● Data supplied:
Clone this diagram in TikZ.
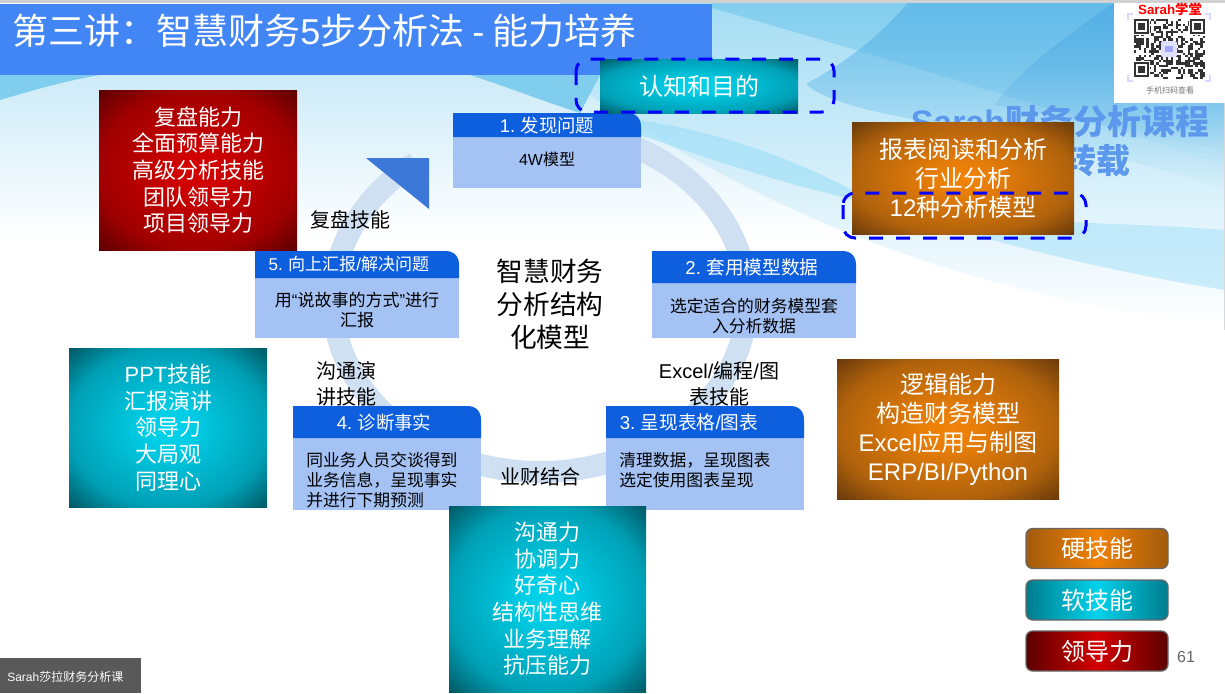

==

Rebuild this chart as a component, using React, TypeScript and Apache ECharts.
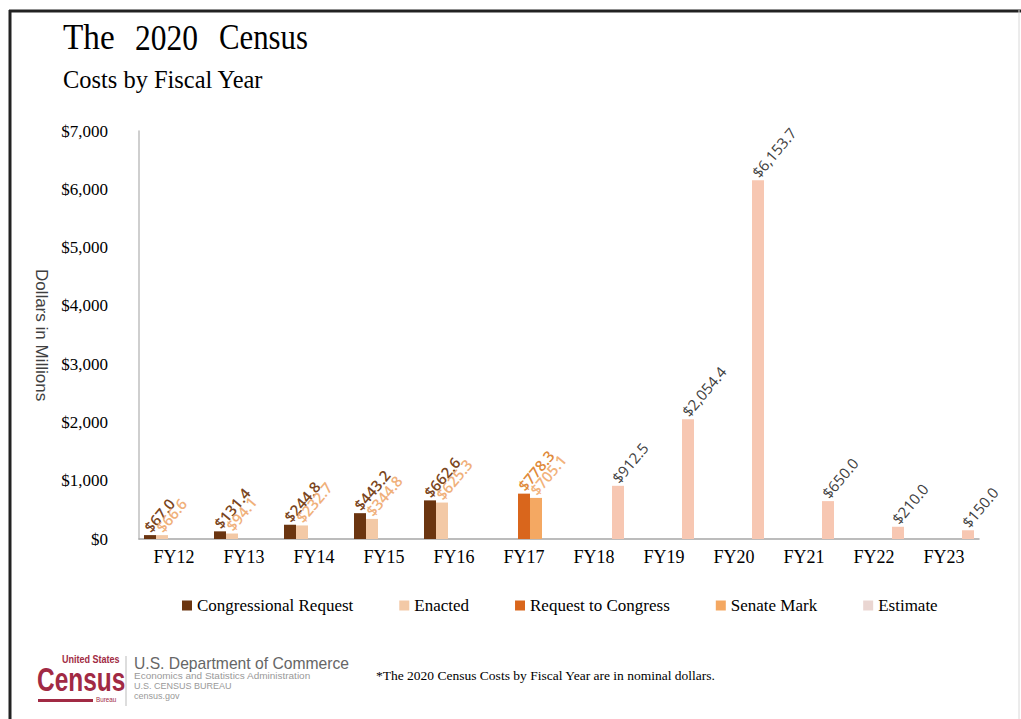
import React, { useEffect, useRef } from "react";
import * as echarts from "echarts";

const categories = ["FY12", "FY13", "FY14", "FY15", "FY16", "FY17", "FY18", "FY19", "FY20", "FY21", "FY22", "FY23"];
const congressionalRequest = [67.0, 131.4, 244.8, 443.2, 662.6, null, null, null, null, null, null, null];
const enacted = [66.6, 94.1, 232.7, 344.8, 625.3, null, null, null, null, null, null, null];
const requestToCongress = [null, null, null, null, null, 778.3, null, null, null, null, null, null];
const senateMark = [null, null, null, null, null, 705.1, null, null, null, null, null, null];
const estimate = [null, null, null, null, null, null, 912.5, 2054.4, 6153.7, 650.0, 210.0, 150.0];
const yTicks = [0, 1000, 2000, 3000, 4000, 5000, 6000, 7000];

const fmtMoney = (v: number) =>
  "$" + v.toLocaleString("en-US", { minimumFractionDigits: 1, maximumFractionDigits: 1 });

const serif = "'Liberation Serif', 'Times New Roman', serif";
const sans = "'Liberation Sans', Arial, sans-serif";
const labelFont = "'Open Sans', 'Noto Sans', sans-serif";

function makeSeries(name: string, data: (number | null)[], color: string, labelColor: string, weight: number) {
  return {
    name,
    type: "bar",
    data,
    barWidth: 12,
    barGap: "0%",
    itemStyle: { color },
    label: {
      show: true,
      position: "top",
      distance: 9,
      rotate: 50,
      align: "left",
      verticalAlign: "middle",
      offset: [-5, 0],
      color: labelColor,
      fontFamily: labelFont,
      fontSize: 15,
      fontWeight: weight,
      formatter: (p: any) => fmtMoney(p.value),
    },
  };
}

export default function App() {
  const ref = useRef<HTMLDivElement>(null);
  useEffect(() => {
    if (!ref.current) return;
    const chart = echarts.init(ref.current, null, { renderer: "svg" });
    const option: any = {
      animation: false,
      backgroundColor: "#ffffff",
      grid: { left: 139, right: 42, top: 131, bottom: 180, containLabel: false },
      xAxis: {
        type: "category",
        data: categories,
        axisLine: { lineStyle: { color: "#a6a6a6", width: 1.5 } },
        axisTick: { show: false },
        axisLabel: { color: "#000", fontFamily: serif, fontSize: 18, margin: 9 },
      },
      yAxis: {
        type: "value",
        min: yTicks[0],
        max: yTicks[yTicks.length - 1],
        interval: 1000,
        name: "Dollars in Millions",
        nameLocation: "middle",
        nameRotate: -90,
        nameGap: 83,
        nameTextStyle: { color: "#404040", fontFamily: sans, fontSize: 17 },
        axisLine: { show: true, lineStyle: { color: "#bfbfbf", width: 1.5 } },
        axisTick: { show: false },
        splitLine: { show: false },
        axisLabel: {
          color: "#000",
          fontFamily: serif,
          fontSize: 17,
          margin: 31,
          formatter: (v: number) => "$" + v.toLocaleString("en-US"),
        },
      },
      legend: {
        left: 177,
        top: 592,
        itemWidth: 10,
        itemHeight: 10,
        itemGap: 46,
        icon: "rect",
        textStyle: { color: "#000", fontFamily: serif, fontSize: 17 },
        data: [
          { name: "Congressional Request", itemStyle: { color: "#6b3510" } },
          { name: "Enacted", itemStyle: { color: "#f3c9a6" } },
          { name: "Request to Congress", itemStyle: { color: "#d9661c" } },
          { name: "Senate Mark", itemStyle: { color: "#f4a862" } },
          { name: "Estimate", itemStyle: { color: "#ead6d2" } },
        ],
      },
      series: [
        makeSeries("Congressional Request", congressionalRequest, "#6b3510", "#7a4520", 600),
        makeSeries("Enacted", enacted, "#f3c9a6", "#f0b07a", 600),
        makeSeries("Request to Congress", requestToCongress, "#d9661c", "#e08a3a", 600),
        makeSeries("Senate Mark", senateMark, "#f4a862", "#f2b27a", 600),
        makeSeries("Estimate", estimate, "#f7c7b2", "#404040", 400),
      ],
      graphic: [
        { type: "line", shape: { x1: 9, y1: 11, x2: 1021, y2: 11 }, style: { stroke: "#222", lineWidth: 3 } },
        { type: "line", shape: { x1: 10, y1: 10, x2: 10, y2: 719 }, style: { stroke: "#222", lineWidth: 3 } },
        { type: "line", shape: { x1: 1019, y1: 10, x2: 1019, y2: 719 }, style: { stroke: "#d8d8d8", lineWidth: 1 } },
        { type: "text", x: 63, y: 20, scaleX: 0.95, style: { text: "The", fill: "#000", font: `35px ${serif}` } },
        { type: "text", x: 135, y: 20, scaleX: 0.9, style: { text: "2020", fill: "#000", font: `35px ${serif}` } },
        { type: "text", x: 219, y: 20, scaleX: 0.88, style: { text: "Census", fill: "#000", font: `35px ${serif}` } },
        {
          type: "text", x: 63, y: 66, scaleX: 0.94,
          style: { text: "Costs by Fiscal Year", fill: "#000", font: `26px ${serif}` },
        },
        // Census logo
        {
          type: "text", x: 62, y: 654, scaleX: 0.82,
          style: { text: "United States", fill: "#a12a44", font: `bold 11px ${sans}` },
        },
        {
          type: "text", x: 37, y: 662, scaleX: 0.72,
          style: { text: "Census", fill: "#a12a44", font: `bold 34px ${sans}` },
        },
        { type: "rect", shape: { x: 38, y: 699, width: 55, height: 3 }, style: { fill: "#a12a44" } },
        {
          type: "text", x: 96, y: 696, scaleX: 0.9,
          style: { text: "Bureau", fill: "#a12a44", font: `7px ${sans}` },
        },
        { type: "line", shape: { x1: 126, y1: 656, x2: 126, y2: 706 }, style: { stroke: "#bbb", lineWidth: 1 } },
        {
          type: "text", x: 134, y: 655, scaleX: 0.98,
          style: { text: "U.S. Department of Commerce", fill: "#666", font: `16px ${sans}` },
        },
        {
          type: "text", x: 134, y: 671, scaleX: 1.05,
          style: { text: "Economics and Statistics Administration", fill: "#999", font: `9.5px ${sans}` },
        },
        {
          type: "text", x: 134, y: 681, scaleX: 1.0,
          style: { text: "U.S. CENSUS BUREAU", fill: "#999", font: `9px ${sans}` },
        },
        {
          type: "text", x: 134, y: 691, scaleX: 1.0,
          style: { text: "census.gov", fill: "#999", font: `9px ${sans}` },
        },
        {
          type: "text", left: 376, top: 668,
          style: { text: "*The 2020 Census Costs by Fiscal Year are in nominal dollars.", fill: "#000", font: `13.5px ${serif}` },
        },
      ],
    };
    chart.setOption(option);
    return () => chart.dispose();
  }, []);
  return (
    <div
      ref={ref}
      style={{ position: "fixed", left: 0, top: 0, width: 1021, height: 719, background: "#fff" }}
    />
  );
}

...

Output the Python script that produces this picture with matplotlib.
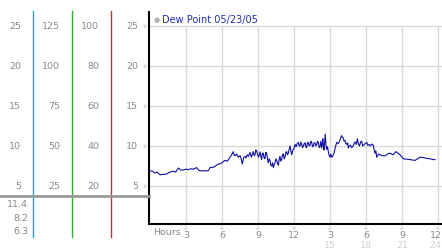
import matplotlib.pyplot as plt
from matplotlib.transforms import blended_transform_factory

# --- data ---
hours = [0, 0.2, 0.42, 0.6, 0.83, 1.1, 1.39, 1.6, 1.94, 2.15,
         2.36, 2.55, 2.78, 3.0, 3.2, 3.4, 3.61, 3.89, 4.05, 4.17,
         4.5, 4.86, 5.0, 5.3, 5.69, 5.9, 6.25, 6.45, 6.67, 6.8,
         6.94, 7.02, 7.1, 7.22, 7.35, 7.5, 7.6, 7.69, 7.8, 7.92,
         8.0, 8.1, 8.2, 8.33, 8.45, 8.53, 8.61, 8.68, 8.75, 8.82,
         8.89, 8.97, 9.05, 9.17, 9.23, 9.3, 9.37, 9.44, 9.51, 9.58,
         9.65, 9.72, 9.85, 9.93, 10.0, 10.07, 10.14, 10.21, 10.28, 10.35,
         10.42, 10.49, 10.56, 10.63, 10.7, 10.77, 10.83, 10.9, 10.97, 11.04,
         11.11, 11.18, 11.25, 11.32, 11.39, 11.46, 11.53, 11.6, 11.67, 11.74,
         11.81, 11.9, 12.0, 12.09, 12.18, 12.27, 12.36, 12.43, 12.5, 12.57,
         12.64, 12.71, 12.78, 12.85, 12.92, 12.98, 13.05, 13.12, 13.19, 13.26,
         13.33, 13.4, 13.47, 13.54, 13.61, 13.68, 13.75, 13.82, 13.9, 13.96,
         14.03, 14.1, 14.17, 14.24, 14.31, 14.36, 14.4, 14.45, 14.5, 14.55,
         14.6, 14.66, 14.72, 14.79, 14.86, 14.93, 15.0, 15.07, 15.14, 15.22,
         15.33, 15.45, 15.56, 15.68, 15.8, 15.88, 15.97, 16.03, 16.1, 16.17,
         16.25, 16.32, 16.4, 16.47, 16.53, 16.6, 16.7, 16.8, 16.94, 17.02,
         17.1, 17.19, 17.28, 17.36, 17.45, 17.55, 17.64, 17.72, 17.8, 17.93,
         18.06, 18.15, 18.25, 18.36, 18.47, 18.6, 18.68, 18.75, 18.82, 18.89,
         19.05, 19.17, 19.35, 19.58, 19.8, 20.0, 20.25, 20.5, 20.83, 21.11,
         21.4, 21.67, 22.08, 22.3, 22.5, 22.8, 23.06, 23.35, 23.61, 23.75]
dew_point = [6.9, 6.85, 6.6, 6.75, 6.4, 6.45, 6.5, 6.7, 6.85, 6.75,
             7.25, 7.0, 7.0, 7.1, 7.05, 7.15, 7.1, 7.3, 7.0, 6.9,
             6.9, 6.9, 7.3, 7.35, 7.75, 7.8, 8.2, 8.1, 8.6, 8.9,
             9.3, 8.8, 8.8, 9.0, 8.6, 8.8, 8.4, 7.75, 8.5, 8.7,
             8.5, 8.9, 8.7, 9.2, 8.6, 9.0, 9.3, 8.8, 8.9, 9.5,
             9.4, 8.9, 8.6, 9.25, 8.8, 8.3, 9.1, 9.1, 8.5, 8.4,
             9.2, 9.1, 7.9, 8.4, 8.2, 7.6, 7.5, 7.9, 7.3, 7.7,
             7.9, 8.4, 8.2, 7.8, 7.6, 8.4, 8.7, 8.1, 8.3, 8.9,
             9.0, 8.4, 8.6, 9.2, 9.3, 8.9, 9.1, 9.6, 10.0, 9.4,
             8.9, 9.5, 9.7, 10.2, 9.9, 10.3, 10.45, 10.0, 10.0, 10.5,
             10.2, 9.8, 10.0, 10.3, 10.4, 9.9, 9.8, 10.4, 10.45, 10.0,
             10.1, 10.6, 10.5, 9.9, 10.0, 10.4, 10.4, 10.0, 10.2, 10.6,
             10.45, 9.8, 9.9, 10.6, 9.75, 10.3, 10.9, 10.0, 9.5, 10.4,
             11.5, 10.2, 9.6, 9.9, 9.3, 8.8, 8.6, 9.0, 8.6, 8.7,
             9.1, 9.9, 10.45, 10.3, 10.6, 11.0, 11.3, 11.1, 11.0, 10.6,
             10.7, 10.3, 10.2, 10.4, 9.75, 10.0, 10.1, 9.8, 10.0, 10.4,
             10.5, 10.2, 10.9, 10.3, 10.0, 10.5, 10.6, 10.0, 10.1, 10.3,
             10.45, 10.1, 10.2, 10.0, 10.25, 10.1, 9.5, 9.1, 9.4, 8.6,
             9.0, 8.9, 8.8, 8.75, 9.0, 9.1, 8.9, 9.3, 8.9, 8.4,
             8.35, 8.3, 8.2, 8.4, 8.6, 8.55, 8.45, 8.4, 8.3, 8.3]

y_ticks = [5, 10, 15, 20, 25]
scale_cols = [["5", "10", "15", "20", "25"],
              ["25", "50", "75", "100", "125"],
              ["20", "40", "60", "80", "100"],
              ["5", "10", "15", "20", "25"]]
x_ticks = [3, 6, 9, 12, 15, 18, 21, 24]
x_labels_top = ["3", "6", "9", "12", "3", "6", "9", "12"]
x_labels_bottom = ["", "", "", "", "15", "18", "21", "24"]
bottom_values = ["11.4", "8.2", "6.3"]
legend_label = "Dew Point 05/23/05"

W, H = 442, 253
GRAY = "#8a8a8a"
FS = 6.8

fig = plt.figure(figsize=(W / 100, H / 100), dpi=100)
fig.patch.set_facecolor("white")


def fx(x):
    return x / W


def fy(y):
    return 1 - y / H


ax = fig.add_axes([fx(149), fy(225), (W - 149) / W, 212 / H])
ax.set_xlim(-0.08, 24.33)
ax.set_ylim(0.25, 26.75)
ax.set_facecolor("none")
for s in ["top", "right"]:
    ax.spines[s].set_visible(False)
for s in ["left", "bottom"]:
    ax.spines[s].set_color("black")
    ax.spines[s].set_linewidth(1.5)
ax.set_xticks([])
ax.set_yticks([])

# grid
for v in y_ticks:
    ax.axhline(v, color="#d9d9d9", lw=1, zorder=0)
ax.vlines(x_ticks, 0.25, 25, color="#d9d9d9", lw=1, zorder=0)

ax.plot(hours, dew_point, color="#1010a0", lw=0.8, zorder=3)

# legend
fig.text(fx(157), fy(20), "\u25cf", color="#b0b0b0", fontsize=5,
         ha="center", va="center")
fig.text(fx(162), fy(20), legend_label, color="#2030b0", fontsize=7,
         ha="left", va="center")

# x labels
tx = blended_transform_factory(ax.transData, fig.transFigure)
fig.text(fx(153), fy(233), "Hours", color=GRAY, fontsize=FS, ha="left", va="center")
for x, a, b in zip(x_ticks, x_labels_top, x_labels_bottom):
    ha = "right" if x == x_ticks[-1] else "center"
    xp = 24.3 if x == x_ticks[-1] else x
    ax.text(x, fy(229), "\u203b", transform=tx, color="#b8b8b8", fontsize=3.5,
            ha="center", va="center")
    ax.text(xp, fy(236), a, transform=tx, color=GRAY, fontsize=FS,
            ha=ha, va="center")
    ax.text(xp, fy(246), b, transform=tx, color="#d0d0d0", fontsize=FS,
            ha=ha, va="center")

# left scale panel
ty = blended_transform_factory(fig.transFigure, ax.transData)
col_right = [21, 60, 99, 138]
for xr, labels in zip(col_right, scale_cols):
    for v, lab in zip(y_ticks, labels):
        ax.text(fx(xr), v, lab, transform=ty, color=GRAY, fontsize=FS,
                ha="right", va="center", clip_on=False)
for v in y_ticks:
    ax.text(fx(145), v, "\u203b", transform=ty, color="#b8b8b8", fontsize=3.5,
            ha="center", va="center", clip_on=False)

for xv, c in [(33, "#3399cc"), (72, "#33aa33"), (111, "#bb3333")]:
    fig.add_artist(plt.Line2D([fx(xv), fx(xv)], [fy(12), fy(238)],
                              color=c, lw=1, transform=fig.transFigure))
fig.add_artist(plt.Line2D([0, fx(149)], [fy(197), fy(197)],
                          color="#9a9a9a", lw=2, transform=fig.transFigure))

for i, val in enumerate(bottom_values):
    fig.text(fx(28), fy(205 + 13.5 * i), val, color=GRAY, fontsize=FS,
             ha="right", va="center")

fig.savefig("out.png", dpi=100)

● Prompt: Take the lines above starting at the one containing "Output the Python" and ending at the one containing "from matplotlib.transforms import", and print them again exactly, without pictures.

● Written answer:
Output the Python script that produces this picture with matplotlib.
import matplotlib.pyplot as plt
from matplotlib.transforms import blended_transform_factory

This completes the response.